西洋からのキリスト教宣教の影響を受けた、社会改革家マハトマ・ジョティラオ・フーレ(1827~1890)は、鋭い分析を行い、インドやヒンドゥー教、バラモン社会を批判しました。彼は、儀式的な装飾と共にカースト制度は、「刑務所」であり、ヒンドゥー教の最高上級カーストのバラモン人は、刑務所の看守であると指摘しました。フーレは初めてバリラジャとイエスを比べました。フーレはこの様に書き残しています。「圧政に苦しむ人のために、一人の偉大な英雄、聖なる聖人、偉大な大賢人、真実を愛する者、バリラジャがこの世界にやって来ました。彼は真理を知ることは、すべての人に共有されるべきものだと強調しました。そして、奴隷の束縛によって苦しんでいる、貧しい虐げられた兄弟たちの解放を手助けしました。彼は、地上で神の王国を確立するために努力しました。」
フーレは、こう続けています。「バリラジャ、つまりイエスキリストの信者であるアメリカとスコットランドの宣教師たちがこの国に来ました。彼らは、その真実の教えを説きました。その宣教師は、低カーストの首から奴隷の束縛を取り外しました。」

OBCに仕える
スニル・サダーは、OBCに意図的に仕える最初のクリスチャンと認められています。ダリットのカースト出身の彼は、フーレの教えによって大きく影響を受け、デリー市に来て、国際真理追求者(TSI)という団体を設立しました。
すべての人は神さまのイメージによって創られた理念を元に、TSIは、政治の舞台での活躍やカースト制度から脱出を目的に、後進カーストの人々を助けています。TSIのアウトリーチ大会の独特な部分は、TSIの指導者がダリットやOBCの参加者の足を洗うことです。この足を洗う奉仕よって、人の心が福音を聞くために柔らかくされ整えられます。あるケースでは、TSIの奉仕の結果として、ウッタルプラデーシュ州の羊飼いのジャティの全員が、良い羊飼いに付いて行くようになりました。
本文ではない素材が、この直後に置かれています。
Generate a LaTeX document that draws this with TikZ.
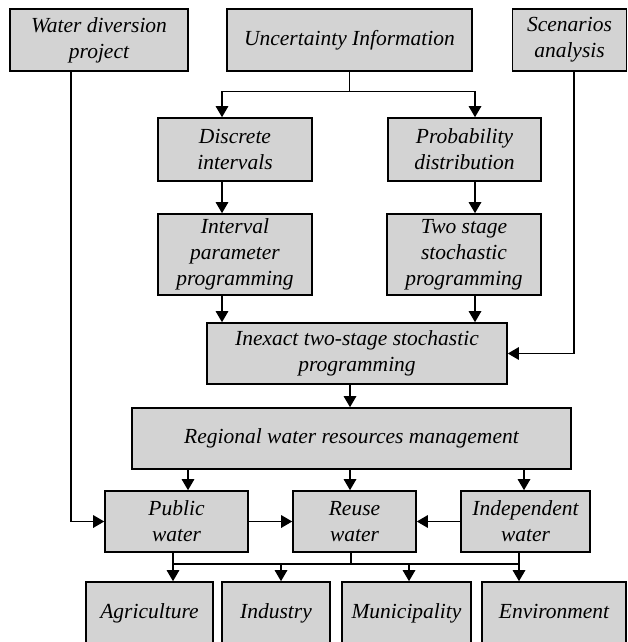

1980年代以来、インド政府の教育や雇用の肯定的な行動計画の確立によって、OBCは、積極的に志を持つようになりました。その願望の達成には英語力が必要です。そのために、この志を抱いている人を支える目的で、2009年にインドの唯一の英語/ヒンディー語のバイリンガル雑誌、「フォワードプレス」の出版が始まりました。聖書の世界観が組み込まれた家族全員のための雑誌です。聖書の原則を教えながら、低カーストの人々の声となりました。

OBCはインドの政治界においても重要な存在ですが、これからも社会的に、経済的に、彼らの歩みは長い道のりです。しかし、この旅を通して、「最後の人が最初になる」という原則を学ぶことができるでしょう。

祈りましょう。
・ 収穫の主が弟子たちの目を開いて、OBCの畑に労働者を遣わすように。
・ 聖霊と御言葉によって福音が妥協されないように。
・ 聖霊の風によって、ジャティが救世主を求めるように。
・ 教会がカースト制動から離れまるように。